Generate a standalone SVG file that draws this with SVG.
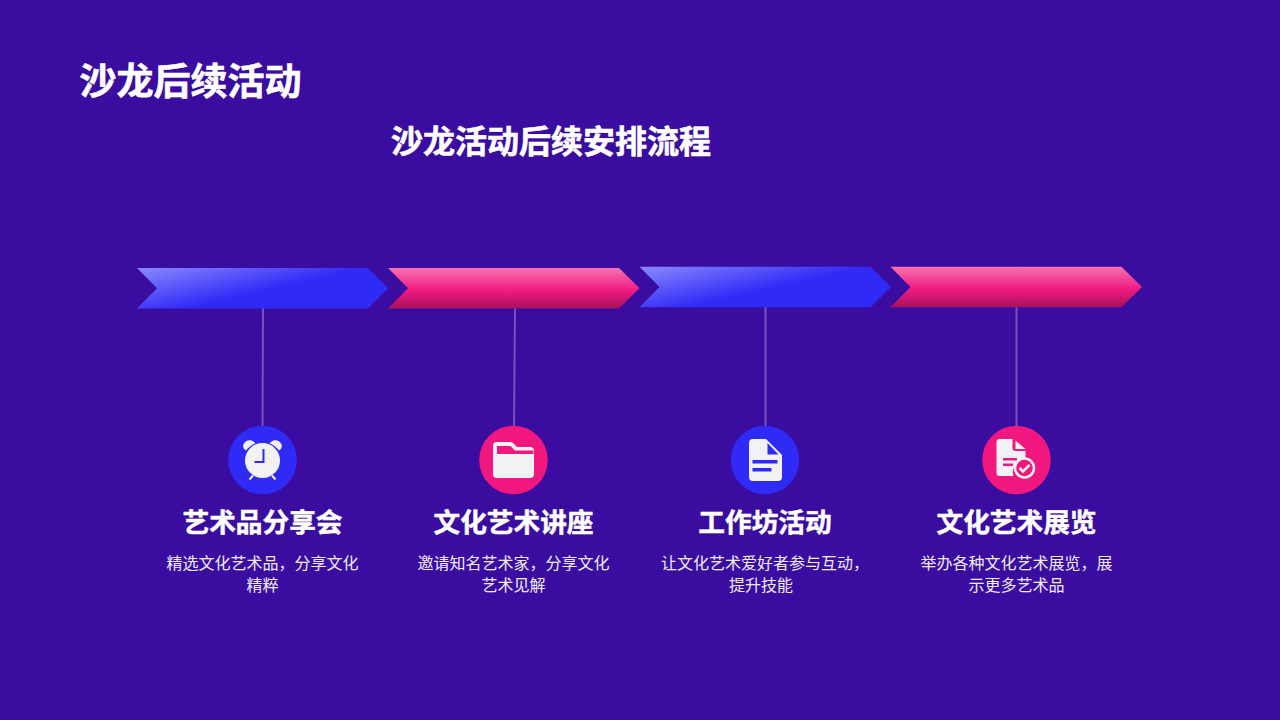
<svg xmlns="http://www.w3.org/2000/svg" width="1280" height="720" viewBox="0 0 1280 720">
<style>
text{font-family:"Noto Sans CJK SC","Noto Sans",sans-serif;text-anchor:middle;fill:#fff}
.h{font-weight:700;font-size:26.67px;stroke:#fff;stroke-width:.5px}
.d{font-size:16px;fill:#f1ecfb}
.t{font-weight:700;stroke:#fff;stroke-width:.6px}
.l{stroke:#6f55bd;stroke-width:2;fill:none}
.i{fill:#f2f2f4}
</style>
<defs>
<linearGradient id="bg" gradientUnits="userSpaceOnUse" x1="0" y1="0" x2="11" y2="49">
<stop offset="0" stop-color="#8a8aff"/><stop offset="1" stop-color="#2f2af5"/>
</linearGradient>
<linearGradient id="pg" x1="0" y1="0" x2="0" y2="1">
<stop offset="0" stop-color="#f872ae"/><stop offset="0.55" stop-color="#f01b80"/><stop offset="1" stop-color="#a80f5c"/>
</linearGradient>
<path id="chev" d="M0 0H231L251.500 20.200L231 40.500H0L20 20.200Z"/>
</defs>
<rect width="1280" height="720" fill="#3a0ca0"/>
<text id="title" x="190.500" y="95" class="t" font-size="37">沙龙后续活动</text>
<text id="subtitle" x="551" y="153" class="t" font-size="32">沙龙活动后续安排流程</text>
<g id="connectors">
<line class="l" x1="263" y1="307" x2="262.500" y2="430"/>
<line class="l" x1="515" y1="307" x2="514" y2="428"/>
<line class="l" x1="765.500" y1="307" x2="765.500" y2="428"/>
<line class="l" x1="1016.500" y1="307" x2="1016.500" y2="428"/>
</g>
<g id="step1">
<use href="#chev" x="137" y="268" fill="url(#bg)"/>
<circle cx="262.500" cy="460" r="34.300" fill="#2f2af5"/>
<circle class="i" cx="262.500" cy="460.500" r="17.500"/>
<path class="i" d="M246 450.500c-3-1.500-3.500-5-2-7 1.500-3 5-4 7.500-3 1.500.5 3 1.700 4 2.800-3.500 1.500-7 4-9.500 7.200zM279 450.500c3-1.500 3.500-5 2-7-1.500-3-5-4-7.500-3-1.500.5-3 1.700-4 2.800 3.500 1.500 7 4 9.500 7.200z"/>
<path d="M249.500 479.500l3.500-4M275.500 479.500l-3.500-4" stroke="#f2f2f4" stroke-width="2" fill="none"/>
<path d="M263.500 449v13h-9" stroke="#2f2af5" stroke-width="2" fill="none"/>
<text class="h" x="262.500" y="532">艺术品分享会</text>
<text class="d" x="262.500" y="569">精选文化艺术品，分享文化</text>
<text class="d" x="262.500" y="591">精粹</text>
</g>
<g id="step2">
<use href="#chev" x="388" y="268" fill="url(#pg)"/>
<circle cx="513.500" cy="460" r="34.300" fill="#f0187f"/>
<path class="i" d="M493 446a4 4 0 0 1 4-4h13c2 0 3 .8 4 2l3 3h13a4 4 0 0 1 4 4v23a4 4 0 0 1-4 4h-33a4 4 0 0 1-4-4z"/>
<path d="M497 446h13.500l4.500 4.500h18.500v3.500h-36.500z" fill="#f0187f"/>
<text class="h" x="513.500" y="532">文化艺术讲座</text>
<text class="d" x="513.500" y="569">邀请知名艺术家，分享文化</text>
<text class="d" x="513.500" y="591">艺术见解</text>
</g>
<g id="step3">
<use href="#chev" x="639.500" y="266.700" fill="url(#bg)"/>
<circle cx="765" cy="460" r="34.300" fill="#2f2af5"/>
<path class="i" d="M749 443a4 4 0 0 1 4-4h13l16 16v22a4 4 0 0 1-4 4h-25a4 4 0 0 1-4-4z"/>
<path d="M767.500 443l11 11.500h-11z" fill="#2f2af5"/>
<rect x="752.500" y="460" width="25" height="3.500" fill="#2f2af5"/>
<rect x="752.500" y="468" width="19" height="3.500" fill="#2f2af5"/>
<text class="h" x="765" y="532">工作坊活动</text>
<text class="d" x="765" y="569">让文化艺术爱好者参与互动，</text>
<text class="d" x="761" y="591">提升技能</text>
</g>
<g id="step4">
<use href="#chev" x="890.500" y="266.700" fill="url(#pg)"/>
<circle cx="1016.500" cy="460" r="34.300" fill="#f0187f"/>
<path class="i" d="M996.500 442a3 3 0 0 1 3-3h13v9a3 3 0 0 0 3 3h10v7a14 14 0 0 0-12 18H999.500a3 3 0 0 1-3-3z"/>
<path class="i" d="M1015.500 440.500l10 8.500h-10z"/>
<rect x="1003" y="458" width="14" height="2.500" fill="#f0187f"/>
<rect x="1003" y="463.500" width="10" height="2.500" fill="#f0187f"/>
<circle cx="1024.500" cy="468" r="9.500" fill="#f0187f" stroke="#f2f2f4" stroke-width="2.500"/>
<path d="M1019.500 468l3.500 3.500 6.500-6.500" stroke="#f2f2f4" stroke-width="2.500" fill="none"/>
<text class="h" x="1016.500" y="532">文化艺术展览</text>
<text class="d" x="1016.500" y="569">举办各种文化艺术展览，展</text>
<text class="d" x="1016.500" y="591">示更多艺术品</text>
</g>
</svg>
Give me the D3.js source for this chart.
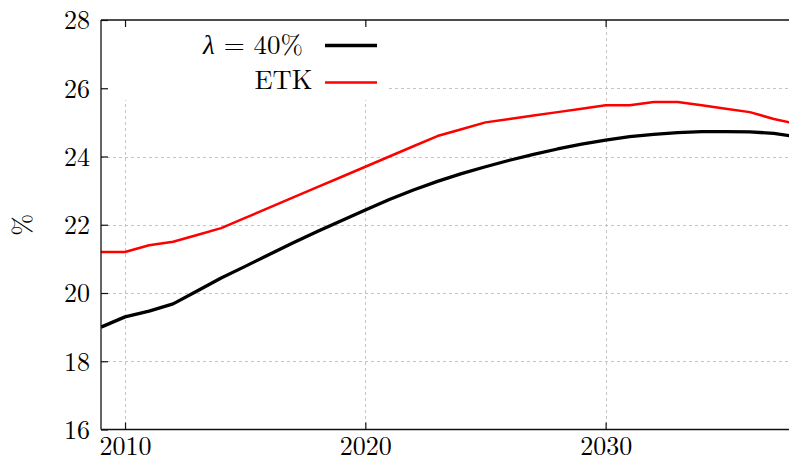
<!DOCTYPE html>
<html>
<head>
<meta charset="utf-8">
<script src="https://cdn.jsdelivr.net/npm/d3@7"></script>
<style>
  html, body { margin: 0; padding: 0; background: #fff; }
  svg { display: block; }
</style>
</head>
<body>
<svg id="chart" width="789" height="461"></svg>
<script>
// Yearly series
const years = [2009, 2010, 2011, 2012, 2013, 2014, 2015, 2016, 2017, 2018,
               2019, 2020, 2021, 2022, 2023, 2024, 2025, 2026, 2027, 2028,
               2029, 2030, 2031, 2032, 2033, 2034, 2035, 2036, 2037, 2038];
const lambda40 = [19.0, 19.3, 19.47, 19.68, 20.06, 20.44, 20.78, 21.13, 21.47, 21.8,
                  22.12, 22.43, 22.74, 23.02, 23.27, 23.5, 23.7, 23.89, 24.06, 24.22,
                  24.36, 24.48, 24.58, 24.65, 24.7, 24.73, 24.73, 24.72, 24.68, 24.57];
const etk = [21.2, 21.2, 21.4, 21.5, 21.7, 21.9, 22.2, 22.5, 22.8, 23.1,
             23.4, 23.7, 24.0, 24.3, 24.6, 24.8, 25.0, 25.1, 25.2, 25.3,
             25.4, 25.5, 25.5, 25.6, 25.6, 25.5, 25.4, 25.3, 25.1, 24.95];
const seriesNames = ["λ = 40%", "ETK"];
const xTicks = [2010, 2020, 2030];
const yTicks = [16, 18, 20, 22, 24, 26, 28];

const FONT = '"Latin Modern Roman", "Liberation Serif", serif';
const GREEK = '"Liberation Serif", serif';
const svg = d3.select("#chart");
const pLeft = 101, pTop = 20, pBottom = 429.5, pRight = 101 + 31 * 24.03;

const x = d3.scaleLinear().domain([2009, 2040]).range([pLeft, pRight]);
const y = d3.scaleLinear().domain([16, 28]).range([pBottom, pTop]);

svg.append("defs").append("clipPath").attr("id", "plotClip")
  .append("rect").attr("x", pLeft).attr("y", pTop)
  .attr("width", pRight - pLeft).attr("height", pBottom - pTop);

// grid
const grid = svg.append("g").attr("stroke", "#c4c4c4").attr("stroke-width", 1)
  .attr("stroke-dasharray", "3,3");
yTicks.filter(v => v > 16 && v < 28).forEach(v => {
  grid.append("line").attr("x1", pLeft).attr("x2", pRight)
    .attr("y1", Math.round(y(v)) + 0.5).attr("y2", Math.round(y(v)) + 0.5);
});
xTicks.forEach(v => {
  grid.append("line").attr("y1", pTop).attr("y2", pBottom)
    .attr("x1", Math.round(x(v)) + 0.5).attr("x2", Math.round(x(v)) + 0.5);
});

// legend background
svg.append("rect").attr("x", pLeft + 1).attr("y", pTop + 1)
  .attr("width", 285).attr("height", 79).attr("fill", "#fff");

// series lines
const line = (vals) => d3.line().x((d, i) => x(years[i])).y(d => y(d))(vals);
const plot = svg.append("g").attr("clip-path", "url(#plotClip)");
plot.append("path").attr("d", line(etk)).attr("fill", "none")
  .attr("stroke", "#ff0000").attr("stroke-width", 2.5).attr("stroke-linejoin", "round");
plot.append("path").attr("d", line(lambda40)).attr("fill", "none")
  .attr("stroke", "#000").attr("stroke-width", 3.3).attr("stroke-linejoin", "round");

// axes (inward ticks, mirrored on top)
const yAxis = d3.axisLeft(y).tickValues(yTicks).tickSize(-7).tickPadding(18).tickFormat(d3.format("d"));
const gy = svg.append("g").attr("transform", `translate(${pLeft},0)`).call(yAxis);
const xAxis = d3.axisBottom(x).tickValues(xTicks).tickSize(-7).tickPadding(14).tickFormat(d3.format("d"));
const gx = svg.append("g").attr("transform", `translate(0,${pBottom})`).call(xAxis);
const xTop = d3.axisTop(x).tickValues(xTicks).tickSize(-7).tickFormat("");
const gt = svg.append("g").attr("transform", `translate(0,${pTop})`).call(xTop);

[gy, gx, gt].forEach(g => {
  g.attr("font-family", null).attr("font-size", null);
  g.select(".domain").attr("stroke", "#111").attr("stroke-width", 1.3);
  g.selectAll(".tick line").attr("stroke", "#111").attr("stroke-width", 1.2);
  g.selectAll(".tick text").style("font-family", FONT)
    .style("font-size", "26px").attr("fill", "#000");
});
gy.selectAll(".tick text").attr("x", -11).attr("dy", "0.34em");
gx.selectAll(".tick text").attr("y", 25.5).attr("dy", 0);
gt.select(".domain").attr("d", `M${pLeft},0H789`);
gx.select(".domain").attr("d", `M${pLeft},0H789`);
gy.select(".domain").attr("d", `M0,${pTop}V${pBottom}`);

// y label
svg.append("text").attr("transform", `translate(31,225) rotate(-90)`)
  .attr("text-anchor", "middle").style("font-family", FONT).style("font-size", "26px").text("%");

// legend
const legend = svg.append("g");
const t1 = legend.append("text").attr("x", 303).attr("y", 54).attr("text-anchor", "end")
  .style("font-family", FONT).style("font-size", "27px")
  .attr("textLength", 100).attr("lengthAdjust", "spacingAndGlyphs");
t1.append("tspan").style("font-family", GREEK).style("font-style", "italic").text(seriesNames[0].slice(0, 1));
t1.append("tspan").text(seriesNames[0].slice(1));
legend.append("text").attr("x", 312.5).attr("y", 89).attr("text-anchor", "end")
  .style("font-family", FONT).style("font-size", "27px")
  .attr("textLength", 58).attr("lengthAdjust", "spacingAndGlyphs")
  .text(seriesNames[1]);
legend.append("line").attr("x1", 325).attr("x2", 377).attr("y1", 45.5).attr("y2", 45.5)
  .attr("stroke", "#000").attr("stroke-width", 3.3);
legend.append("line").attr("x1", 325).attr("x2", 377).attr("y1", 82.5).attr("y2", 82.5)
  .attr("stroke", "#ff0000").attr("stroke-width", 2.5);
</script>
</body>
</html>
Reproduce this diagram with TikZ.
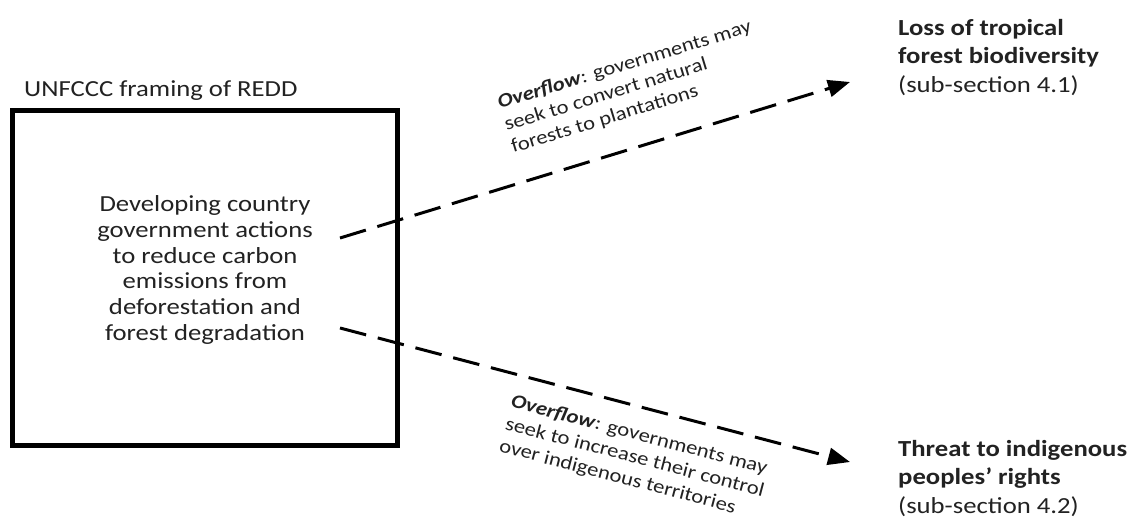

══════════

→ **What the task asks**
Pictures do not belong in the copy. Reproduce exactly the lines from the one with "Give me the D3.js source for this chart." to the one with "pBottom - pTop);", both lines included.

→ **Answer to this exercise**
Give me the D3.js source for this chart.
<!DOCTYPE html>
<html>
<head>
<meta charset="utf-8">
<script src="https://cdn.jsdelivr.net/npm/d3@7"></script>
<style>
  html, body { margin: 0; padding: 0; background: #fff; }
  svg { display: block; }
</style>
</head>
<body>
<svg id="chart" width="789" height="461"></svg>
<script>
// Yearly series
const years = [2009, 2010, 2011, 2012, 2013, 2014, 2015, 2016, 2017, 2018,
               2019, 2020, 2021, 2022, 2023, 2024, 2025, 2026, 2027, 2028,
               2029, 2030, 2031, 2032, 2033, 2034, 2035, 2036, 2037, 2038];
const lambda40 = [19.0, 19.3, 19.47, 19.68, 20.06, 20.44, 20.78, 21.13, 21.47, 21.8,
                  22.12, 22.43, 22.74, 23.02, 23.27, 23.5, 23.7, 23.89, 24.06, 24.22,
                  24.36, 24.48, 24.58, 24.65, 24.7, 24.73, 24.73, 24.72, 24.68, 24.57];
const etk = [21.2, 21.2, 21.4, 21.5, 21.7, 21.9, 22.2, 22.5, 22.8, 23.1,
             23.4, 23.7, 24.0, 24.3, 24.6, 24.8, 25.0, 25.1, 25.2, 25.3,
             25.4, 25.5, 25.5, 25.6, 25.6, 25.5, 25.4, 25.3, 25.1, 24.95];
const seriesNames = ["λ = 40%", "ETK"];
const xTicks = [2010, 2020, 2030];
const yTicks = [16, 18, 20, 22, 24, 26, 28];

const FONT = '"Latin Modern Roman", "Liberation Serif", serif';
const GREEK = '"Liberation Serif", serif';
const svg = d3.select("#chart");
const pLeft = 101, pTop = 20, pBottom = 429.5, pRight = 101 + 31 * 24.03;

const x = d3.scaleLinear().domain([2009, 2040]).range([pLeft, pRight]);
const y = d3.scaleLinear().domain([16, 28]).range([pBottom, pTop]);

svg.append("defs").append("clipPath").attr("id", "plotClip")
  .append("rect").attr("x", pLeft).attr("y", pTop)
  .attr("width", pRight - pLeft).attr("height", pBottom - pTop);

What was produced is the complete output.